- Given data

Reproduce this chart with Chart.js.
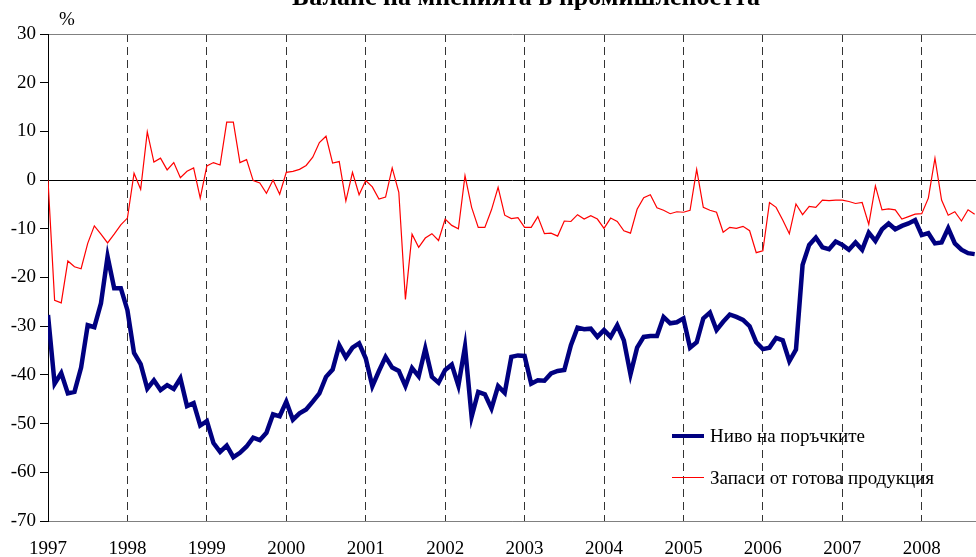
<!DOCTYPE html>
<html lang="bg">
<head>
    <meta charset="UTF-8">
    <title>Баланс на мненията в промишлеността</title>
    <script src="https://cdn.jsdelivr.net/npm/chart.js"></script>
    <style>
        body { margin: 0; background: #fff; font-family: "Liberation Serif", "Times New Roman", serif; }
        #wrap { position: relative; width: 976px; height: 557px; overflow: hidden; }
        #title { position: absolute; left: 0; width: 1052px; top: -17px; text-align: center;
                 font-size: 26px; font-weight: bold; line-height: 28px; }
        #pct { position: absolute; left: 59px; top: 8px; font-size: 19px; }
        .leg { position: absolute; left: 710px; font-size: 19px; white-space: nowrap; line-height: 22px; }
        .mark { position: absolute; left: 672px; width: 32px; }
    </style>
</head>
<body>
<div id="wrap">
    <canvas id="chart" width="976" height="557"></canvas>
    <div id="title">Баланс на мненията в промишлеността</div>
    <div id="pct">%</div>
    <div class="mark" style="top:434px; height:4px; background:#000080"></div>
    <div class="leg" style="top:425px">Ниво на поръчките</div>
    <div class="mark" style="top:477px; height:1px; background:#ff0000"></div>
    <div class="leg" style="top:467px">Запаси от готова продукция</div>
</div>
<script>
    // monthly data, Jan 1997 .. Sep 2008
    const years = ['1997', '1998', '1999', '2000', '2001', '2002', '2003', '2004', '2005', '2006', '2007', '2008'];
    const yTicks = [30, 20, 10, 0, -10, -20, -30, -40, -50, -60, -70];

    const orders = [
        -27.7, -41.8, -39.6, -43.8, -43.5, -38.5, -29.8, -30.2, -25.3, -15.7, -22.2, -22.2,
        -26.7, -35.5, -37.8, -42.8, -41.1, -43.1, -42.1, -42.9, -40.7, -46.4, -45.8, -50.4,
        -49.5, -54.0, -55.8, -54.5, -56.9, -56.0, -54.7, -52.9, -53.4, -51.9, -48.1, -48.5,
        -45.5, -49.2, -47.9, -47.1, -45.5, -43.8, -40.4, -38.9, -33.9, -36.4, -34.4, -33.5,
        -36.6, -42.3, -39.2, -36.3, -38.5, -39.2, -42.3, -38.6, -40.3, -34.6, -40.4, -41.6,
        -39.0, -37.9, -42.2, -34.2, -48.6, -43.5, -44.0, -46.9, -42.3, -43.7, -36.3, -36.0,
        -36.1, -41.8, -41.1, -41.2, -39.7, -39.2, -39.0, -33.9, -30.3, -30.6, -30.5, -32.2,
        -30.8, -32.2, -29.8, -32.9, -39.9, -34.4, -32.2, -32.0, -32.0, -28.1, -29.4, -29.2,
        -28.4, -34.4, -33.3, -28.4, -27.2, -30.8, -29.1, -27.6, -28.1, -28.7, -30.0, -33.3,
        -34.7, -34.4, -32.4, -32.9, -37.2, -34.8, -17.4, -13.3, -11.8, -13.8, -14.2, -12.6,
        -13.3, -14.3, -12.8, -14.3, -10.8, -12.5, -10.1, -8.9, -10.1, -9.4, -8.9, -8.2,
        -11.3, -10.9, -13.0, -12.8, -9.9, -13.0, -14.3, -15.0, -15.2
    ];

    const stocks = [
        0.0, -24.7, -25.2, -16.6, -17.8, -18.2, -13.0, -9.4, -11.1, -12.9, -11.1, -9.2,
        -7.8, 1.4, -1.9, 9.9, 3.7, 4.5, 2.1, 3.6, 0.5, 1.8, 2.5, -3.7,
        2.9, 3.6, 3.1, 11.9, 11.9, 3.6, 4.2, -0.1, -0.6, -2.7, 0.0, -2.9,
        1.6, 1.8, 2.2, 3.0, 4.7, 7.7, 9.0, 3.5, 3.8, -4.3, 1.6, -3.0,
        -0.1, -1.4, -3.9, -3.5, 2.5, -2.5, -24.5, -11.1, -13.8, -11.9, -11.0, -12.4,
        -8.0, -9.3, -10.0, 0.9, -5.6, -9.7, -9.7, -6.1, -1.5, -7.2, -7.9, -7.7,
        -9.7, -9.7, -7.5, -11.0, -10.9, -11.5, -8.4, -8.5, -7.1, -8.0, -7.3, -8.0,
        -9.9, -7.8, -8.5, -10.4, -10.9, -6.0, -3.6, -3.0, -5.7, -6.2, -6.9, -6.5,
        -6.6, -6.2, 2.2, -5.6, -6.2, -6.6, -10.7, -9.7, -9.9, -9.5, -10.4, -14.9,
        -14.5, -4.6, -5.6, -8.2, -11.0, -4.9, -7.1, -5.4, -5.6, -4.1, -4.2, -4.1,
        -4.1, -4.4, -4.8, -4.6, -9.1, -1.2, -6.1, -5.9, -6.1, -8.0, -7.5, -7.0,
        -6.9, -3.7, 4.5, -4.1, -7.2, -6.5, -8.4, -6.1, -7.0
    ];

    const toPoints = arr => arr.map((v, i) => ({ x: i, y: v }));
    const serif = { family: '"Liberation Serif", "Times New Roman", serif', size: 19 };

    new Chart(document.getElementById('chart').getContext('2d'), {
        type: 'line',
        data: {
            datasets: [
                {
                    label: 'Ниво на поръчките',
                    data: toPoints(orders),
                    borderColor: '#000080',
                    borderWidth: 4.5,
                    pointRadius: 0,
                    tension: 0
                },
                {
                    label: 'Запаси от готова продукция',
                    data: toPoints(stocks),
                    borderColor: '#ff0000',
                    borderWidth: 1.2,
                    pointRadius: 0,
                    tension: 0
                }
            ]
        },
        options: {
            responsive: false,
            animation: false,
            layout: { padding: { top: 34, right: 0, left: 0, bottom: 0 } },
            plugins: { legend: { display: false }, tooltip: { enabled: false } },
            scales: {
                x: {
                    type: 'linear',
                    min: 0,
                    max: 140.2,
                    afterBuildTicks: scale => {
                        scale.ticks = years.map((y, i) => ({ value: i * 12 }));
                    },
                    afterFit: scale => { scale.height = 36; },
                    ticks: {
                        color: '#000',
                        font: serif,
                        padding: 17,
                        maxRotation: 0,
                        autoSkip: false,
                        callback: v => years[v / 12]
                    },
                    grid: {
                        drawTicks: false,
                        color: ctx => ctx.tick && ctx.tick.value === 0 ? 'rgba(0,0,0,0)' : '#333',
                        lineWidth: 1
                    },
                    border: { display: true, color: '#808080', dash: [8, 5] }
                },
                y: {
                    min: -70,
                    max: 30,
                    afterBuildTicks: scale => {
                        scale.ticks = yTicks.map(v => ({ value: v }));
                    },
                    afterFit: scale => { scale.width = 48; },
                    ticks: { color: '#000', font: serif, padding: 4 },
                    grid: {
                        tickLength: 8,
                        tickColor: '#000',
                        color: ctx => {
                            const v = ctx.tick ? ctx.tick.value : null;
                            if (v === 0) return '#000';
                            if (v === 30 || v === -70) return '#808080';
                            return 'rgba(0,0,0,0)';
                        }
                    },
                    border: { display: true, color: '#000' }
                }
            }
        }
    });
</script>
</body>
</html>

- What you are asked to do
State how many lines of the listing above hold the word "chart", with nothing but the number.

- Solution
4